Apart from those questions, I agree that the optimal setup includes having media nodes with public IP addresses. This allows the peer-to-peer nature of WebRTC, so participants will be able to connect directly with UDP ports to the media nodes. For example, a direct connection between Firefox/Chrome browser and the media node. Otherwise with private IPs, the media nodes are not reachable from Internet, so participants need to connect with the single central server proxy/relay (Coturn), which means all data has to travel through the same point, and this point will get overloaded.


Foot note: This bug fix announced in OpenVidu 2.23:

“OpenVidu Pro/Enterprise: there was a race condition when manually launching multiple Media Nodes at the same time that could end with some of them not being properly added to the cluster. This is now fixed.”

Meant that the media node would not be created successfully, and would not be reachable by OpenVidu. It meant totally broken cluster. If you see that the 3 media nodes are correctly created and added to the OpenVidu master, then that old bug didn’t happen to you.

Your issue seems a different thing, it is just a WebRTC connectivity problem, different issue altogether.

Hi j1elo

If the other party is not visible after 3 media servers are ready, it is still invisible even after calling several times.
Not only me, but also users of other sessions cannot see the other party throughout the day.

After restarting the OpenVidu server, I can see the face of the other party even if I call several times throughout the day. There is no report that the other person’s face is not visible.

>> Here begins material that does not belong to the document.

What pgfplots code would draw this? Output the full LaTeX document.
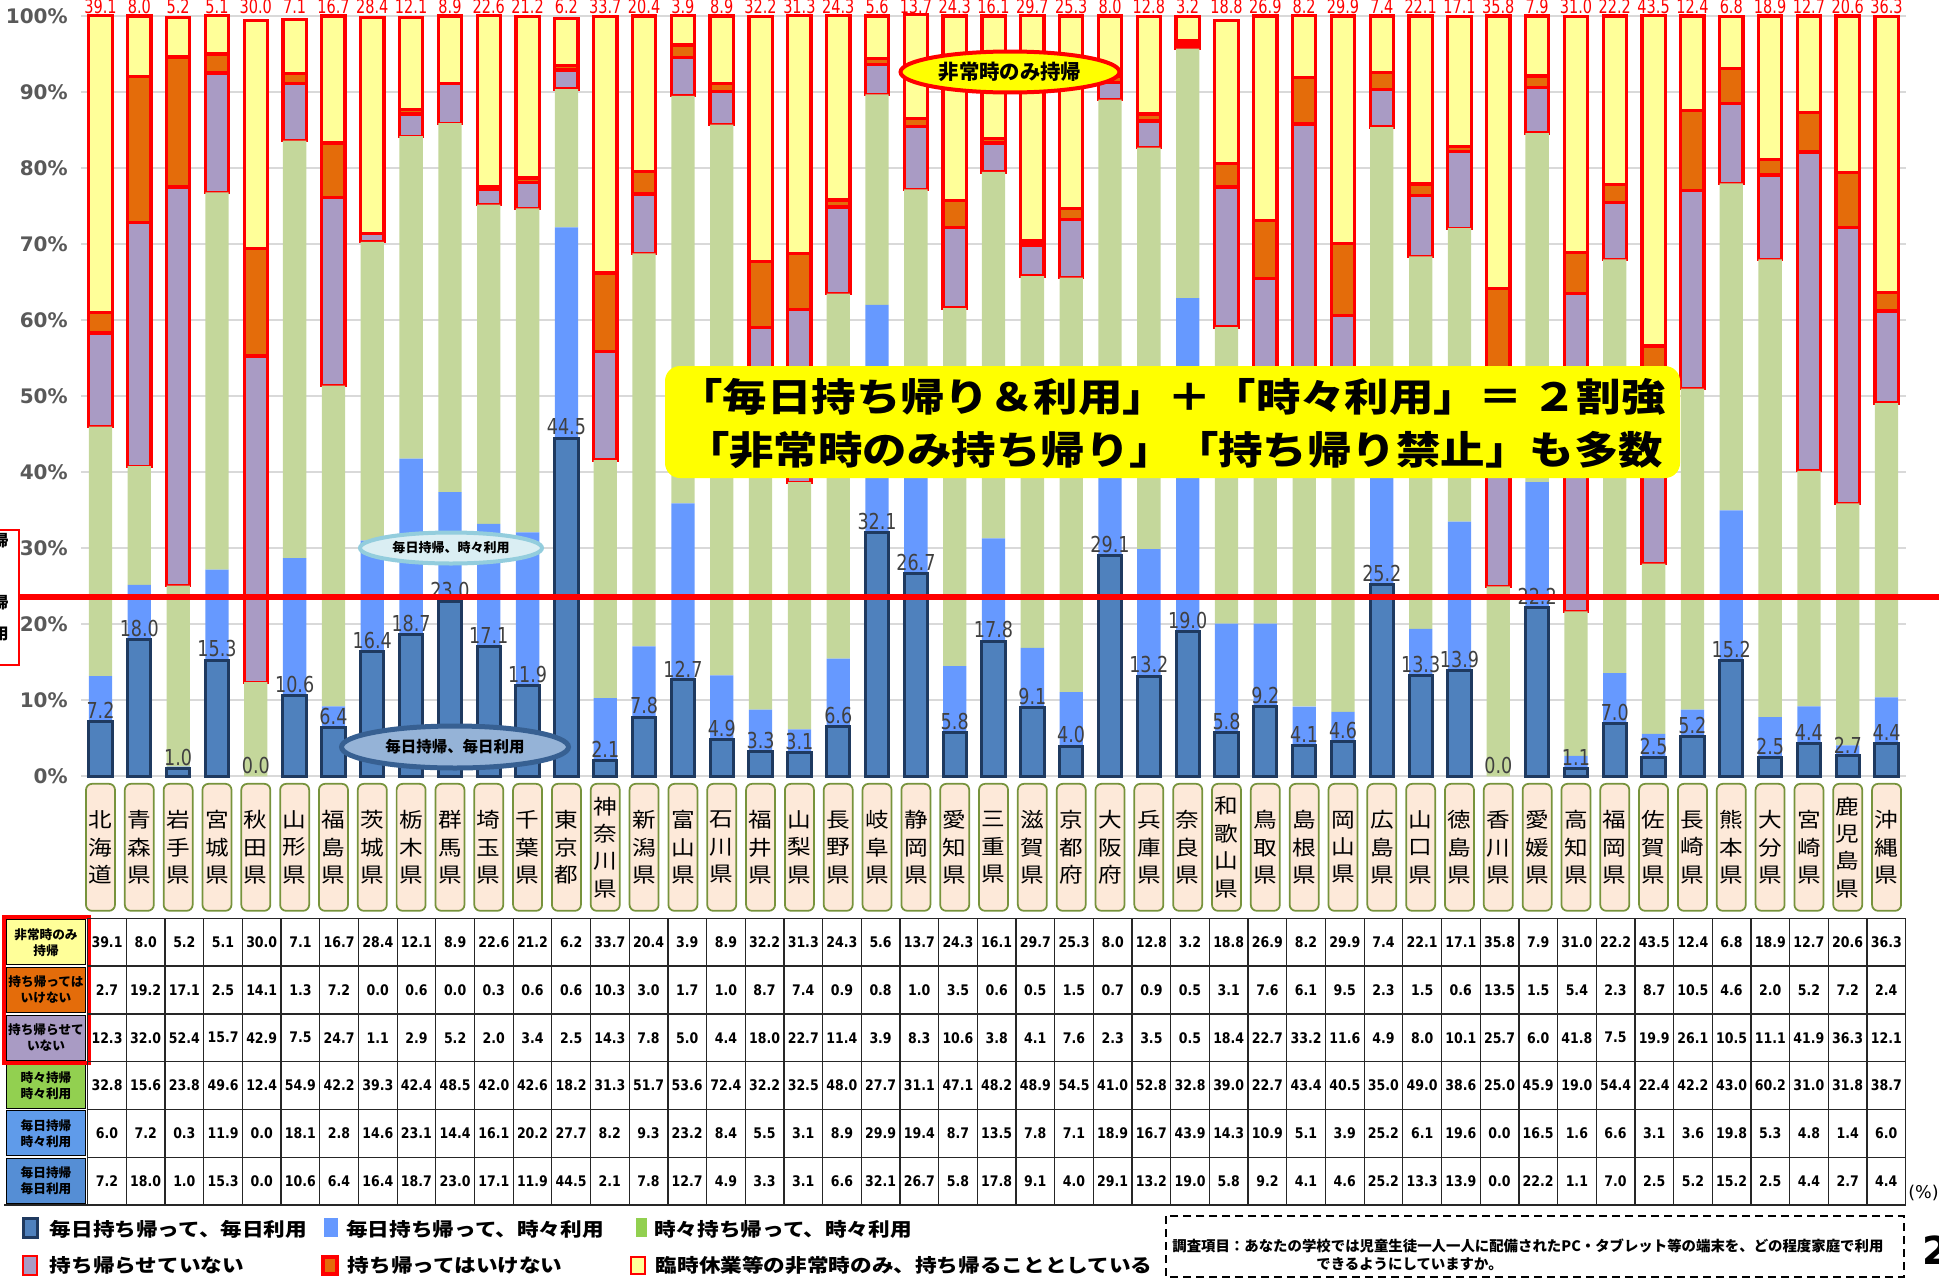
\documentclass[border=0pt]{standalone}
\usepackage{pgfplots}
\pgfplotsset{compat=1.18}
\usepackage{pgfplotstable}
\usepackage{fontspec}
\usetikzlibrary{shapes.geometric}
\setmainfont{DejaVu Sans}
\newfontfamily\jp{Noto Sans CJK JP}
\newfontfamily\jpw[FakeStretch=1.15]{Noto Sans CJK JP}
\newfontfamily\numc[FakeStretch=0.86]{DejaVu Sans}
\newfontfamily\numn[FakeStretch=0.8]{DejaVu Sans}
\newfontfamily\numt[FakeStretch=0.75]{DejaVu Sans}
\newfontfamily\num{DejaVu Sans}
\newcommand\fs[2]{\fontsize{#1}{#2}\selectfont}
\pgfkeys{/pgf/number format/assume math mode=true}

\definecolor{dkblue}{HTML}{4F81BD}
\definecolor{navy}{HTML}{1F3A60}
\definecolor{ltblue}{HTML}{6699FF}
\definecolor{grn}{HTML}{C4D79B}
\definecolor{lgrn}{HTML}{92D050}
\definecolor{purp}{HTML}{A99BC4}
\definecolor{orng}{HTML}{E46C0A}
\definecolor{ylw}{HTML}{FFFF99}
\definecolor{rd}{HTML}{FF0000}
\definecolor{gridc}{HTML}{D9D9D9}
\definecolor{tickc}{HTML}{595959}
\definecolor{lblc}{HTML}{404040}
\definecolor{catfill}{HTML}{FDE9D9}
\definecolor{catdraw}{HTML}{77933C}
\definecolor{ellbf}{HTML}{DAEEF3}
\definecolor{ellbd}{HTML}{93CDDD}
\definecolor{ellcf}{HTML}{95B3D7}
\definecolor{ellcd}{HTML}{376092}
\definecolor{rowe}{HTML}{5F9BEA}
\definecolor{rowf}{HTML}{558ED5}
\definecolor{ybox}{HTML}{FFFF00}

% A: 非常時のみ持帰, B: 持ち帰ってはいけない, C: 持ち帰らせていない,
% D: 時々持帰時々利用, E: 毎日持帰時々利用, F: 毎日持帰毎日利用
\pgfplotstableread{
A B C D E F
39.1 2.7 12.3 32.8 6.0 7.2
8.0 19.2 32.0 15.6 7.2 18.0
5.2 17.1 52.4 23.8 0.3 1.0
5.1 2.5 15.7 49.6 11.9 15.3
30.0 14.1 42.9 12.4 0.0 0.0
7.1 1.3 7.5 54.9 18.1 10.6
16.7 7.2 24.7 42.2 2.8 6.4
28.4 0.0 1.1 39.3 14.6 16.4
12.1 0.6 2.9 42.4 23.1 18.7
8.9 0.0 5.2 48.5 14.4 23.0
22.6 0.3 2.0 42.0 16.1 17.1
21.2 0.6 3.4 42.6 20.2 11.9
6.2 0.6 2.5 18.2 27.7 44.5
33.7 10.3 14.3 31.3 8.2 2.1
20.4 3.0 7.8 51.7 9.3 7.8
3.9 1.7 5.0 53.6 23.2 12.7
8.9 1.0 4.4 72.4 8.4 4.9
32.2 8.7 18.0 32.2 5.5 3.3
31.3 7.4 22.7 32.5 3.1 3.1
24.3 0.9 11.4 48.0 8.9 6.6
5.6 0.8 3.9 27.7 29.9 32.1
13.7 1.0 8.3 31.1 19.4 26.7
24.3 3.5 10.6 47.1 8.7 5.8
16.1 0.6 3.8 48.2 13.5 17.8
29.7 0.5 4.1 48.9 7.8 9.1
25.3 1.5 7.6 54.5 7.1 4.0
8.0 0.7 2.3 41.0 18.9 29.1
12.8 0.9 3.5 52.8 16.7 13.2
3.2 0.5 0.5 32.8 43.9 19.0
18.8 3.1 18.4 39.0 14.3 5.8
26.9 7.6 22.7 22.7 10.9 9.2
8.2 6.1 33.2 43.4 5.1 4.1
29.9 9.5 11.6 40.5 3.9 4.6
7.4 2.3 4.9 35.0 25.2 25.2
22.1 1.5 8.0 49.0 6.1 13.3
17.1 0.6 10.1 38.6 19.6 13.9
35.8 13.5 25.7 25.0 0.0 0.0
7.9 1.5 6.0 45.9 16.5 22.2
31.0 5.4 41.8 19.0 1.6 1.1
22.2 2.3 7.5 54.4 6.6 7.0
43.5 8.7 19.9 22.4 3.1 2.5
12.4 10.5 26.1 42.2 3.6 5.2
6.8 4.6 10.5 43.0 19.8 15.2
18.9 2.0 11.1 60.2 5.3 2.5
12.7 5.2 41.9 31.0 4.8 4.4
20.6 7.2 36.3 31.8 1.4 2.7
36.3 2.4 12.1 38.7 6.0 4.4
}\data

\begin{document}
\begin{tikzpicture}[x=0.02cm,y=-0.02cm]
\useasboundingbox (0,0) rectangle (1939,1278);

\begin{axis}[
  at={(1.622cm,-15.532cm)}, anchor=south west,
  scale only axis, width=36.506cm, height=15.212cm,
  xmin=-0.5, xmax=46.5, ymin=0, ymax=100, enlargelimits=false,
  ybar stacked, bar width=0.6,
  axis line style={draw=none}, major tick length=0pt, tick style={draw=none},
  ymajorgrids, grid style={draw=gridc, line width=0.04cm},
  ytick={0,10,...,100},
  yticklabels={0\%,10\%,20\%,30\%,40\%,50\%,60\%,70\%,80\%,90\%,100\%},
  yticklabel style={font=\num\bfseries\fs{11.4}{11.4}, text=tickc, anchor=east, inner sep=0pt, xshift=-0.26cm},
  xtick={0,...,46},
  xticklabels={{北\\海\\道},{青\\森\\県},{岩\\手\\県},{宮\\城\\県},{秋\\田\\県},{山\\形\\県},{福\\島\\県},{茨\\城\\県},{栃\\木\\県},{群\\馬\\県},{埼\\玉\\県},{千\\葉\\県},{東\\京\\都},{神\\奈\\川\\県},{新\\潟\\県},{富\\山\\県},{石\\川\\県},{福\\井\\県},{山\\梨\\県},{長\\野\\県},{岐\\阜\\県},{静\\岡\\県},{愛\\知\\県},{三\\重\\県},{滋\\賀\\県},{京\\都\\府},{大\\阪\\府},{兵\\庫\\県},{奈\\良\\県},{和\\歌\\山\\県},{鳥\\取\\県},{島\\根\\県},{岡\\山\\県},{広\\島\\県},{山\\口\\県},{徳\\島\\県},{香\\川\\県},{愛\\媛\\県},{高\\知\\県},{福\\岡\\県},{佐\\賀\\県},{長\\崎\\県},{熊\\本\\県},{大\\分\\県},{宮\\崎\\県},{鹿\\児\\島\\県},{沖\\縄\\県}},
  xticklabel style={font=\jpw\fs{11.7}{15.6}, draw=catdraw, fill=catfill, line width=0.035cm, rounded corners=0.12cm, anchor=north, inner sep=0pt, minimum width=0.58cm, minimum height=2.54cm, text width=0.58cm, align=center, yshift=-0.13cm},
  clip=false,
]
\addplot[fill=dkblue, draw=navy, line width=0.06cm] table[x expr=\coordindex, y=F]{\data};
\addplot[fill=ltblue, draw=none] table[x expr=\coordindex, y=E]{\data};
\addplot[fill=grn, draw=none] table[x expr=\coordindex, y=D]{\data};
\addplot[fill=purp, draw=rd, line width=0.065cm] table[x expr=\coordindex, y=C]{\data};
\addplot[fill=orng, draw=rd, line width=0.065cm] table[x expr=\coordindex, y=B]{\data};
\addplot[fill=ylw, draw=rd, line width=0.065cm] table[x expr=\coordindex, y=A]{\data};
\end{axis}

\begin{axis}[
  at={(1.622cm,-15.532cm)}, anchor=south west,
  scale only axis, width=36.506cm, height=15.212cm,
  xmin=-0.5, xmax=46.5, ymin=0, ymax=100, enlargelimits=false,
  hide axis, clip=false,
  point meta=explicit,
  nodes near coords={\pgfmathprintnumber[fixed,fixed zerofill,precision=1]{\pgfplotspointmeta}},
]
\addplot[only marks, mark=*, mark size=0pt, mark options={draw=none,fill=none},
  every node near coord/.append style={text=lblc, font=\numn\fs{12.5}{12.5}, inner sep=0pt, yshift=0.05cm}]
  table[x expr=\coordindex, y=F, meta=F]{\data};
\addplot[only marks, mark=*, mark size=0pt, mark options={draw=none,fill=none},
  every node near coord/.append style={text=rd, font=\numt\fs{11}{11}, inner sep=0pt, yshift=0.04cm}]
  table[x expr=\coordindex, y expr=100, meta=A]{\data};
\end{axis}

% red reference line and cut-off box at left
\draw[rd, line width=0.11cm] (19,597) -- (1939,597);
\draw[rd, line width=0.04cm] (-60,530) rectangle (19,665);
\begin{scope}[every node/.style={anchor=east, inner sep=0pt, font=\jp\bfseries\fs{9}{9}}]
\node at (9,540) {持帰};
\node at (9,562) {」};
\node at (9,602) {持帰};
\node at (9,619) {」};
\node at (9,634) {利用};
\end{scope}

% callouts
\node[ellipse, draw=rd, line width=0.08cm, fill=ybox, minimum width=4.38cm, minimum height=0.82cm, inner sep=0pt,
  font=\jp\bfseries\fs{11.6}{11.6}] at (1010,72) {非常時のみ持帰};
\node[ellipse, draw=ellbd, line width=0.08cm, fill=ellbf, minimum width=3.64cm, minimum height=0.62cm, inner sep=0pt,
  font=\jp\bfseries\fs{7.4}{7.4}] at (451,548) {毎日持帰、時々利用};
\node[ellipse, draw=ellcd, line width=0.1cm, fill=ellcf, minimum width=4.54cm, minimum height=0.84cm, inner sep=0pt,
  font=\jp\bfseries\fs{8.8}{8.8}] at (455,747) {毎日持帰、毎日利用};

\fill[ybox, rounded corners=0.3cm] (665,366) rectangle (1680,478);
\node[font=\jpw\bfseries\fs{22}{22}, inner sep=0pt] at (1172,397) {「毎日持ち帰り＆利用」＋「時々利用」＝\hspace{0.25em}２割強};
\node[font=\jpw\bfseries\fs{22}{22}, inner sep=0pt] at (1174,450) {「非常時のみ持ち帰り」「持ち帰り禁止」も多数};

% data table
\node[fill=ylw, draw=black, line width=0.02cm, minimum width=1.6cm, minimum height=0.9cm, inner sep=0pt, align=center, font=\jp\bfseries\fs{7.2}{9.1}] at (46,942.2) {非常時のみ\\持帰};
\node[fill=orng, draw=black, line width=0.02cm, minimum width=1.6cm, minimum height=0.9cm, inner sep=0pt, align=center, font=\jp\bfseries\fs{7.2}{9.1}] at (46,990.0) {持ち帰っては\\いけない};
\node[fill=purp, draw=black, line width=0.02cm, minimum width=1.6cm, minimum height=0.9cm, inner sep=0pt, align=center, font=\jp\bfseries\fs{7.2}{9.1}] at (46,1037.8) {持ち帰らせて\\いない};
\node[fill=lgrn, draw=black, line width=0.02cm, minimum width=1.6cm, minimum height=0.9cm, inner sep=0pt, align=center, font=\jp\bfseries\fs{7.2}{9.1}] at (46,1085.5) {時々持帰\\時々利用};
\node[fill=rowe, draw=black, line width=0.02cm, minimum width=1.6cm, minimum height=0.9cm, inner sep=0pt, align=center, font=\jp\bfseries\fs{7.2}{9.1}] at (46,1133.3) {毎日持帰\\時々利用};
\node[fill=rowf, draw=black, line width=0.02cm, minimum width=1.6cm, minimum height=0.9cm, inner sep=0pt, align=center, font=\jp\bfseries\fs{7.2}{9.1}] at (46,1181.1) {毎日持帰\\毎日利用};
\draw[rd, line width=0.08cm] (4,917) rectangle (89,1063);

\foreach \j in {0,...,47} \draw[line width=0.025cm, black!85] ({87.7+38.68*\j},918.3) -- ({87.7+38.68*\j},1205);
\foreach \k in {0,...,6} \draw[line width=0.025cm, black!85] (87.7,{918.3+47.78*\k}) -- (1905.6,{918.3+47.78*\k});
\draw[line width=0.05cm, black!85] (4,1205) -- (1905.6,1205);

\foreach \col [count=\k from 0] in {A,B,C,D,E,F}{
  \foreach \i in {0,...,46}{
    \edef\tmp{\noexpand\pgfplotstablegetelem{\i}{\col}\noexpand\of\noexpand\data}\tmp
    \node[font=\numc\bfseries\fs{8.3}{8.3}, inner sep=0pt] at ({107+38.68*\i},{918.3+47.78*(\k+0.5)}) {\pgfmathprintnumber[fixed,fixed zerofill,precision=1]{\pgfplotsretval}};
  }
}
\node[anchor=west, inner sep=0pt, font=\num\fs{10}{10}] at (1908,1193) {(\%)};

% legend
\filldraw[fill=dkblue, draw=navy, line width=0.06cm] (23,1218) rectangle (37,1237);
\node[anchor=west, inner sep=0pt, font=\jpw\bfseries\fs{10.7}{10.7}] at (49.5,1229) {毎日持ち帰って、毎日利用};
\fill[ltblue] (324,1218) rectangle (338,1237);
\node[anchor=west, inner sep=0pt, font=\jpw\bfseries\fs{10.7}{10.7}] at (346,1229) {毎日持ち帰って、時々利用};
\fill[lgrn] (636,1218) rectangle (647,1237);
\node[anchor=west, inner sep=0pt, font=\jpw\bfseries\fs{10.7}{10.7}] at (654,1229) {時々持ち帰って、時々利用};
\filldraw[fill=purp, draw=rd, line width=0.03cm] (23,1256) rectangle (37,1275);
\node[anchor=west, inner sep=0pt, font=\jpw\bfseries\fs{10.7}{10.7}] at (49.5,1265) {持ち帰らせていない};
\filldraw[fill=orng, draw=rd, line width=0.07cm] (323,1257) rectangle (337,1274);
\node[anchor=west, inner sep=0pt, font=\jpw\bfseries\fs{10.7}{10.7}] at (347.5,1265) {持ち帰ってはいけない};
\filldraw[fill=ylw, draw=rd, line width=0.05cm] (631,1257) rectangle (645,1274);
\node[anchor=west, inner sep=0pt, font=\jpw\bfseries\fs{10.7}{10.7}] at (655.5,1265) {臨時休業等の非常時のみ、持ち帰ることとしている};

% note
\draw[line width=0.04cm, dash pattern=on 0.16cm off 0.1cm] (1166,1216) rectangle (1904,1277);
\node[anchor=west, inner sep=0pt, font=\jp\bfseries\fs{8.2}{8.2}] at (1172,1246) {調査項目：あなたの学校では児童生徒一人一人に配備されたPC・タブレット等の端末を、どの程度家庭で利用};
\node[anchor=west, inner sep=0pt, font=\jp\bfseries\fs{8.2}{8.2}] at (1316,1264) {できるようにしていますか。};
\node[anchor=west, inner sep=0pt, font=\num\bfseries\fs{22}{22}] at (1922,1250) {2};
\end{tikzpicture}
\end{document}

However, when I query “state: FAILED” with Kibana, it intermittently counts.
So it’s a situation that doesn’t make any more sense.

There are no users around 6:30 in the morning. It doesn’t seem to be a problem with private IPs that the other party is not visible even when it is not in an ‘overload’ situation.

To fundamentally solve this problem, I suggested to the manager to stop the daily shutdown of the server.
I explained that the repetition of shutting down and starting the OVP and media server every day cannot ensure service stability.
So the KMS server will be operated with minimum of 1 and maximum of 3 24/365

Thanks

Hello Jimahn,

Could you send a video with all the steps that are necessary to replicate your error? We want to replicate the same scenario to see if we can understand your problem and solve it.